私は冗談かと思ったのだが、Kはいわゆる怪談の類が大嫌いな人で、とてもこんな冗談を言うはずがなかった。
 さらに、Kの家に来ている共通の友人Tは、何故かその物音がまったく聞こえていないと言う。
私とKははっきりと聞こえているのにTのみが聞こえていない。
 それも冗談かと思い、Tとは軽い口論になったほどなので、恐らく冗談ではないのだろう。
ただ、物音だけがする程度なので、不思議だとは思いつつも恐怖を感じるほどではなかった。
 しかし、ある日、いつもの3人でK宅に集まった夜のことだった。
深夜になると例の物音が始まった。

“ また始まったなぁ・・・。”

と思いつつKの顔をチラリと見ると、Kも私の顔を見て頷いている。
そしてTは全く気づいてないようだった。
 ところがなんとなくだが、普段と雰囲気が違う。
言葉では説明できないが、いつもの物音とは何かが違っていた。

“ 何か変だなぁ・・・。”

と思っていたところ、ゆっくりと階段を上がる足音が聞こえてきた。
 流石にこれには肝を潰し、意識を足音に集中した。

“ ミシ、ミシ・・・、ミシ、ミシ・・・。”

と、明らかに誰かが階段を上ってきている。
 そして、そのあたりから3人の会話が完全に途切れた。
聞こえていないだろうTも何故か話をしようとしなかった。
 ゆっくりと階段を上がって来る足音。
そして、その足音はとうとう階段を上がりきったようで、今度は2階の廊下から聞こえてきた。

“ トン・・・、トン・・・・。

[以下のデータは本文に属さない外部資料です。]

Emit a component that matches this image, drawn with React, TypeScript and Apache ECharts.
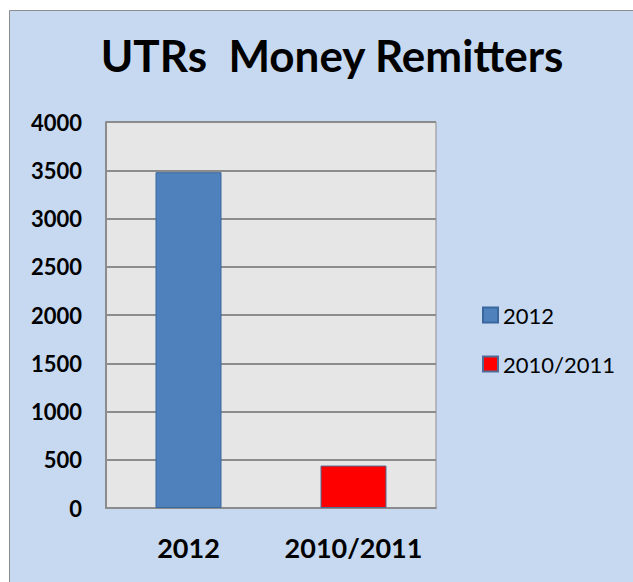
import React, { useEffect, useRef } from "react";
import * as echarts from "echarts";

const categories = ["2012", "2010/2011"];
const seriesNames = ["2012", "2010/2011"];
const values2012 = [3480, null];
const values2010 = [null, 440];
const yTicks = { min: 0, max: 4000, interval: 500 };

const FONT = "Lato";

export default function App() {
  const ref = useRef<HTMLDivElement>(null);
  useEffect(() => {
    const chart = echarts.init(ref.current!, null, { renderer: "svg" });
    chart.setOption({
      animation: false,
      backgroundColor: "#ffffff",
      graphic: [
        {
          type: "rect",
          z: -10,
          silent: true,
          shape: { x: 9.5, y: 10.5, width: 640, height: 600 },
          style: { fill: "#C6D9F1", stroke: "#8C8C8C", lineWidth: 1 },
        },
      ],
      title: {
        text: "UTRs  Money Remitters",
        left: 327,
        textAlign: "center",
        top: 28,
        textStyle: { fontFamily: FONT, fontSize: 44, fontWeight: "bold", color: "#000" },
      },
      legend: {
        orient: "vertical",
        left: 477,
        top: 299,
        itemWidth: 15,
        itemHeight: 15,
        itemGap: 27,
        icon: "rect",
        data: seriesNames,
        textStyle: {
          fontFamily: FONT,
          fontSize: 22,
          lineHeight: 22,
          color: "#000",
          padding: [0, 0, 0, 0],
        },
      },
      grid: {
        left: 106,
        top: 122,
        width: 330,
        height: 386,
        show: true,
        backgroundColor: "#E6E6E6",
        borderColor: "#8C8C8C",
        borderWidth: 1,
      },
      xAxis: {
        type: "category",
        data: categories,
        axisLine: { lineStyle: { color: "#8C8C8C", width: 2 } },
        axisTick: { show: false },
        axisLabel: {
          interval: 0,
          fontFamily: FONT,
          fontSize: 27,
          fontWeight: "bold",
          color: "#000",
          margin: 26,
        },
      },
      yAxis: {
        type: "value",
        min: yTicks.min,
        max: yTicks.max,
        interval: yTicks.interval,
        axisLine: { show: true, lineStyle: { color: "#8C8C8C", width: 2 } },
        axisTick: { show: false },
        splitLine: { lineStyle: { color: "#8C8C8C", width: 2 } },
        axisLabel: {
          fontFamily: FONT,
          fontSize: 22,
          fontWeight: "bold",
          color: "#000",
          margin: 24,
          formatter: (v: number) => String(v),
        },
      },
      series: [
        {
          name: seriesNames[0],
          type: "bar",
          stack: "s",
          data: values2012,
          barWidth: 66,
          itemStyle: { color: "#4F81BD", borderColor: "#3A679E", borderWidth: 1 },
        },
        {
          name: seriesNames[1],
          type: "bar",
          stack: "s",
          data: values2010,
          barWidth: 66,
          itemStyle: { color: "#FF0000", borderColor: "#4F6D96", borderWidth: 1 },
        },
      ],
    });
    return () => chart.dispose();
  }, []);
  return (
    <div
      ref={ref}
      style={{ position: "fixed", left: 0, top: 0, width: 633, height: 582 }}
    />
  );
}
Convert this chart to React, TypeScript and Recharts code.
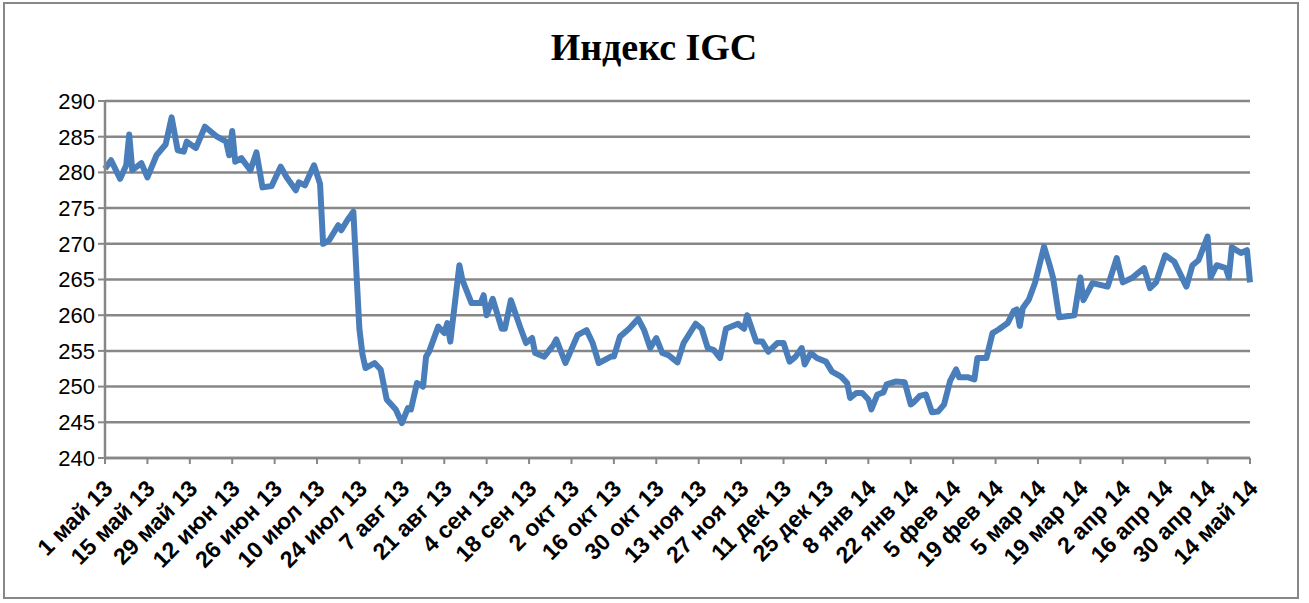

”

と歩く音がする。
 そして、その足音は私たちのいる部屋の前で止まった。
瞬間、物凄い緊迫感が走った。
何者かがふすま越しにこちらを見ている気がする。
その視線と気配に圧され、激しい恐怖に襲われた。
 様子を窺っていると、やがて気配が突然フッと無くなり、妙な圧迫感も無くなった。
流石にこれは本気で怖かったので、Kに、

「 何か、いたような・・・?」

と聞いてみても、

「 さあ・・・、分からないけど・・・。」

と言うだけだった。
 Tは私たちの会話の意味は分かっていなかったと思う。
それで、Tには後日、このことを話してみたら、やっぱり何も感じてはいなかったとのことだった。
会話が途切れたのは、たまたま偶然だろ、と言っていた。
 やがて社会人になり、互いに忙しくなかなか集まる機会が無くなったのだが、たまたまばったりKと会ったので、物音はどうなったか尋ねてみた。
 実はKの部屋のカーテンレールにピエロのマリオネットがいつもかけてあり、フリーマーケットで買ったものだそうだが、それを捨てたところ、件の怪現象はパッタリ無くなったと言っていた。
 なんとなくだが、物音の主は子供だったような気がしていた。
あの人形に憑いていた何かだったのかなと思っている。